ONG: insegurança alimentar é maior problema de crianças na Estrutural
A avó Odenise Machado, de 52 anos, (foto abaixo) conta que proteger a neta da violência é uma das prioridades na vida. A mulher vive na comunidade Santa Luzia, na Estrutural, com Yasmin Machado, 11. “Eu não deixo ela sair de casa sozinha, porque não pode andar por aqui sem a proteção de um adulto”, explica Denise, como é conhecida.
A insegurança não atinge apenas a vida da menina. Uma pesquisa feita pela organização não governamental (ONG) Coletivo da Cidade apontou as maiores vulnerabilidades de crianças e adolescentes que vivem na Estrutural.
A organização avaliou 1.793 pessoas, integrantes de 394 famílias da região. Do total, 699 representam os meninos e meninas. Segundo o estudo, os maiores impactos vêm de insegurança alimentar (42%), violência intrafamiliar (32%), evasão escolar (10%), negligência (5%), ameaça à vida (5%), trabalho infantil (3%) e abuso sexual (2%).
Esses fatores são observados por Denise no cotidiano. Ela não trabalha, mas recebe um benefício do governo e passa o dia cuidando da casa. A avó conta que, na região, é muito comum ver crianças com problemas de alimentação por causa de baixa renda. “Tem muita mãe aqui que tem mais de 10 filhos. Aqui tem muita gente que precisa de tudo.”
Aluna do 6º ano do ensino fundamental, a neta de Denise mora com a avó porque teve problemas em casa. “Estou aqui desde o final do ano passado. Antes, morava no Valparaíso, com a minha mãe. Vim para cá por desentendimentos entre os meus pais”, explica. Desde que chegou à Estrutural, Yasmin presenciou cenas de tráfico de drogas e violência. “É passar e não olhar.”
De acordo com o Coletivo da Cidade, esses problemas são causados por uma série de fatores, como insuficiência de renda, presença do tráfico no entorno e relações familiares fragilizadas.
Para Denise, a única maneira de reverter o quadro mostrado pela pesquisa é dar suporte às crianças e adolescentes da cidade. “Os jovens precisam ser apoiados, estar sempre com a mente ocupada. Se ficarem na rua, sempre vai vir alguém pra levar para o mau caminho.”
Mudança
É com esse pensamento que Carlos Rafael Tavares, 17 anos, vive. Ele conta que já viu um homicídio e teve diversos amigos presos. “Não consigo nem contar nos dedos.” Ele é estudante do 1º ano do ensino médio e afirma que outros adolescentes já o coagiram a usar drogas e a participar de crimes diversas vezes. “Minha mãe me ensinou que isso é errado. Às vezes, tento ajudar meus colegas, mas há situações em que não tem mais jeito.”
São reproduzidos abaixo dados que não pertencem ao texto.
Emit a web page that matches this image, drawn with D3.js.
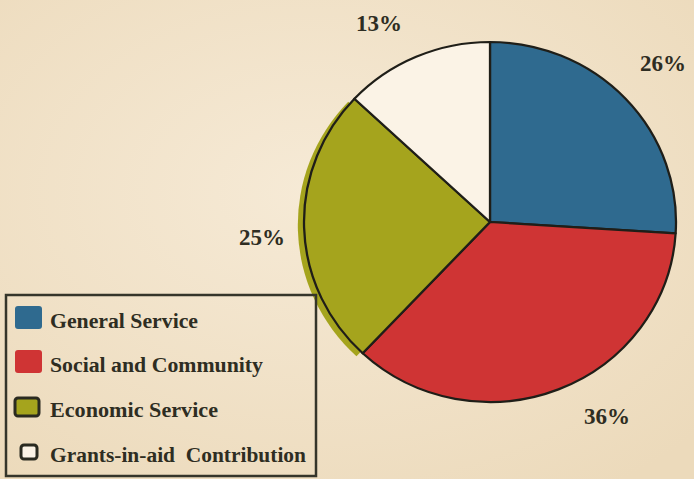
<!DOCTYPE html>
<html>
<head>
<meta charset="utf-8">
<script src="https://cdn.jsdelivr.net/npm/d3@7"></script>
<style>
  body { margin: 0; background: #f2e4cc; }
  svg { display: block; }
</style>
</head>
<body>
<div id="chart"></div>
<script>
// data
var categories = ["General Service", "Social and Community", "Economic Service", "Grants-in-aid  Contribution"];
var values = [26, 36, 25, 13];
var labels = ["26%", "36%", "25%", "13%"];
var colors = ["#2f6a8f", "#cf3434", "#a5a41d", "#fbf3e6"];

var width = 694, height = 479;
var cx = 490, cy = 222, rx = 186, ry = 180;

var svg = d3.select("#chart").append("svg")
  .attr("width", width)
  .attr("height", height);

// paper tone
var grad = svg.append("defs").append("radialGradient")
  .attr("id", "paper").attr("cx", "45%").attr("cy", "40%").attr("r", "75%");
grad.append("stop").attr("offset", "0%").attr("stop-color", "#f6ead6");
grad.append("stop").attr("offset", "100%").attr("stop-color", "#ecdabb");
svg.append("rect").attr("width", width).attr("height", height).attr("fill", "url(#paper)");

var pie = d3.pie().sort(null).value(function(d) { return d; });
var arcs = pie(values);
var arc = d3.arc().innerRadius(0).outerRadius(ry);

var g = svg.append("g")
  .attr("transform", "translate(" + cx + "," + cy + ") scale(" + (rx / ry) + ",1)");

// misregistered olive ink on the left
g.append("path")
  .attr("d", arc(arcs[2]))
  .attr("transform", "translate(-6,3)")
  .attr("fill", colors[2]);

g.selectAll("path.slice")
  .data(arcs)
  .enter().append("path")
  .attr("class", "slice")
  .attr("d", arc)
  .attr("fill", function(d, i) { return colors[i]; })
  .attr("stroke", "#1f1e18")
  .attr("stroke-width", 2.2)
  .attr("stroke-linejoin", "round");

// percentage labels outside the pie
var labelPos = [[663, 71], [607, 424], [262, 245], [379, 31]];
svg.selectAll("text.pct")
  .data(labels)
  .enter().append("text")
  .attr("class", "pct")
  .attr("x", function(d, i) { return labelPos[i][0]; })
  .attr("y", function(d, i) { return labelPos[i][1]; })
  .attr("text-anchor", "middle")
  .attr("font-family", "Liberation Serif, serif")
  .attr("font-weight", "bold")
  .attr("font-size", 23)
  .attr("fill", "#2e2d22")
  .text(function(d) { return d; });

// legend
var legend = svg.append("g");
legend.append("rect")
  .attr("x", 6).attr("y", 295)
  .attr("width", 310).attr("height", 181)
  .attr("fill", "none")
  .attr("stroke", "#35352a")
  .attr("stroke-width", 2.5);

var rowY = [318, 362, 407, 452];
var items = legend.selectAll("g.item")
  .data(categories)
  .enter().append("g")
  .attr("class", "item")
  .attr("transform", function(d, i) { return "translate(0," + rowY[i] + ")"; });

items.append("rect")
  .attr("x", function(d, i) { return i == 3 ? 21 : 15; })
  .attr("y", function(d, i) { return i == 3 ? -7 : (i == 2 ? -9 : -12); })
  .attr("width", function(d, i) { return i == 3 ? 16 : (i == 2 ? 24 : 27); })
  .attr("height", function(d, i) { return i == 3 ? 14 : (i == 2 ? 18 : 23); })
  .attr("rx", 3)
  .attr("fill", function(d, i) { return colors[i]; })
  .attr("stroke", function(d, i) { return i >= 2 ? "#2a2a20" : "none"; })
  .attr("stroke-width", 3);

items.append("text")
  .attr("x", 50)
  .attr("y", 10)
  .attr("font-family", "Liberation Serif, serif")
  .attr("font-weight", "bold")
  .attr("font-size", 20)
  .attr("fill", "#2e2d22")
  .attr("textLength", function(d, i) { return [148, 213, 168, 256][i]; })
  .attr("lengthAdjust", "spacingAndGlyphs")
  .style("white-space", "pre")
  .text(function(d) { return d; });
</script>
</body>
</html>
A evasão escolar também é comum no cotidiano do jovem. “Muitos pararam de ir à escola porque já são mais velhos. Eles não querem ir à noite, porque preferem sair.”
A mãe do garoto, Maria Bertomeire, 49 anos, também fica assustada com a situação das crianças e dos adolescentes da Estrutural. “A gente vê que a violência aqui é muito grande, contra jovens, contra mulheres… É terrível.”
Berta, como é chamada pelos vizinhos, tem uma vendinha na região e é mãe de outros dois filhos, de 25 e 27 anos, que moram no Pará. “Hoje, somos só eu e o mais novo. Para mães que têm muitos meninos, é bem mais difícil.”
Rafael participa de um projeto promovido pela ONG Coletivo da Cidade. Lá, ele e outras crianças e adolescentes debatem os problemas enfrentados pela população da região. “Este mês, estamos conversando sobre abuso sexual”, explica. Para ele, esse tipo de ação ajuda os jovens a mudarem o cenário apresentado pela pesquisa.
Berta também acredita que o trabalho promovido pela ONG auxilia as famílias da Estrutural. “Lá, as mães sabem que os filhos não vão ficar na rua. Eles dão lanche no almoço. O Rafael, por exemplo, foi para lá de manhã e já almoçou.”
A organização irá debater as medidas para reverter o cenário durante um evento na próxima terça-feira (11/06/2019), no auditório da Fundação Oswaldo Cruz, localizado na Universidade de Brasília. A ação ocorre das 9h às 17h.
Insegurança alimentar
Segundo a classificação do Instituto Brasileiro de Geografia e Estatística (IBGE), domicílios em condição de segurança alimentar são aqueles nos quais os moradores tiveram acesso a alimentos em quantidade e qualidade adequadas e não se sentiam na iminência de sofrer qualquer restrição no futuro próximo. Os domicílios com insegurança alimentar são aqueles em que foram detectados problemas com a quantidade e qualidade da alimentação disponível.